А самым загадочным рассказом в книге мерцает «Чистый нож» — то ли прообраз меча-кладенца, доставшегося по неразумию природных сил не тому, кому надо, то ли символ страстей человеческих, оружие абсолютной мощи и абсолютного же убийства, участь которого — гробовое (вечное ли?) сокрытие с владельцем, уже не могущим его отвергнуть или передарить.
…Неловко, немыслимо рассуждать о том, что подано тебе на открытой ладони. Не бьют по ней ни стариков, ни детей, ни юродствующих — никого из тех, кто принёс в мир пусть порой заскорузлую и посконную, но — правду осмысления русской жизни через себя и людей, встреченных на пути за почти восемь десятилетий. С другой стороны, как не юродствовать, когда нас — всех! — изуродовали? Какой может быть русская литература после лишения целого народа Веры, видно и без увеличительных приборов.
«Возвращение родника», именем которого названа книга, как бы выразился радикально почвеннический книжник, «духоподъёмен»: неспешен темп повествования, высока цель — заново отрыть в селе Троицком и очистить от соседства с болотом из земли родник, иссохший после убийства красными комиссарами местного батюшки. Как по волшебству, у писателя, его брата и внука — получается, и торжествует великая радость.
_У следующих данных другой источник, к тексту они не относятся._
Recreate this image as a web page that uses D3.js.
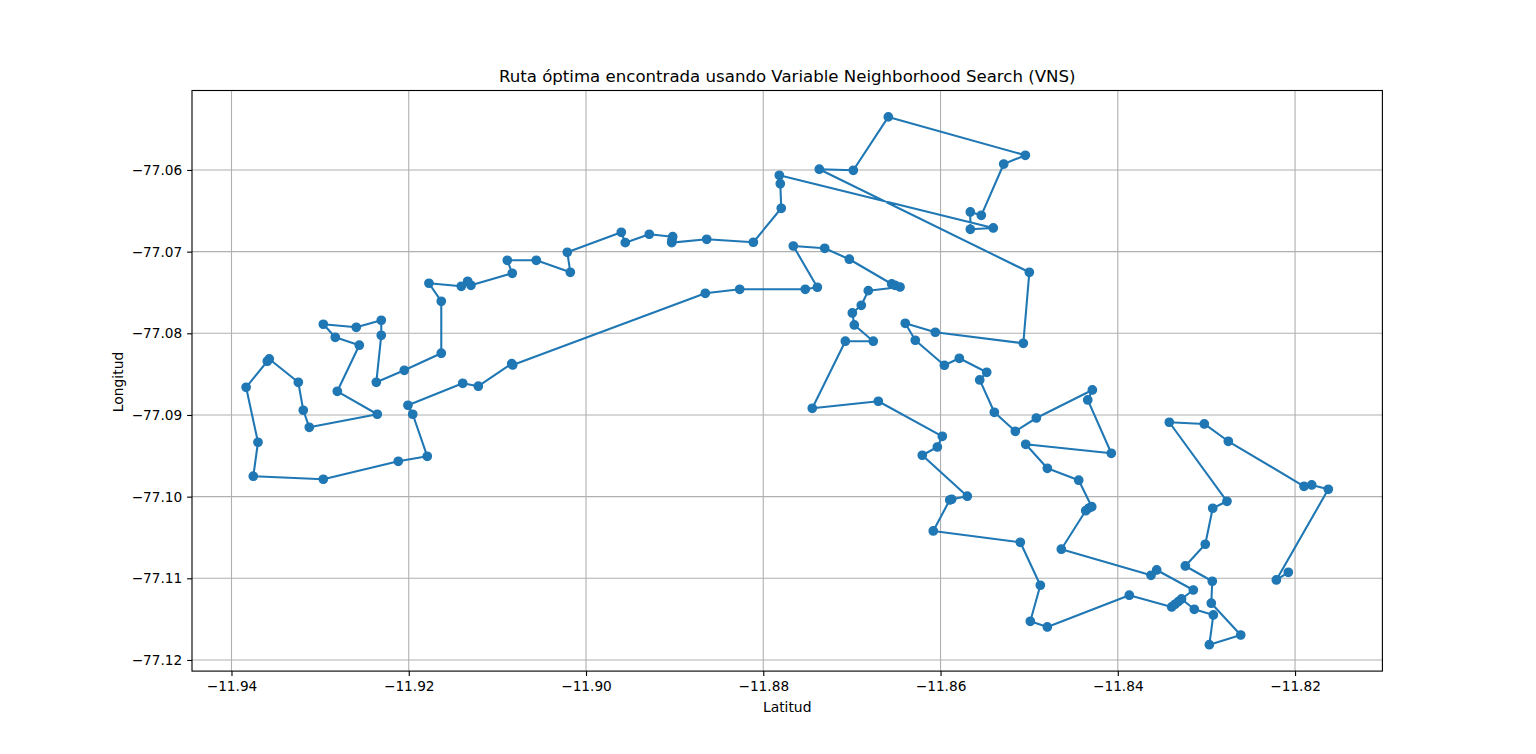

Не случайно венчает сборник торжественная повесть «Великорецкие крестоходцы» — эпос причастия Общему Бытию в Боге при использовании того же приёма «ныряния» в бытовую речь участников Великорецкого крестного хода — действа, длящегося неделю при участии десятков тысяч человек. Русский Марафон — похлеще классического греческого, тем более что никто здесь никуда не спешит. Как и юношеская армия писателя, Ход — Великий Уравнитель, пространство и вне обыденности, и полное ею, ответ на извечный вопрос о Русской Тайне, где случиться с паломником может всё, что угодно, лишь бы душа открывалась и открывалась Господнему Чуду.
Владея такими алмазами, Владимир Крупин в полном праве может рассчитывать не только на прозорливых цеховых критиков, но и на сотни тысяч будущих благодарных чтецов.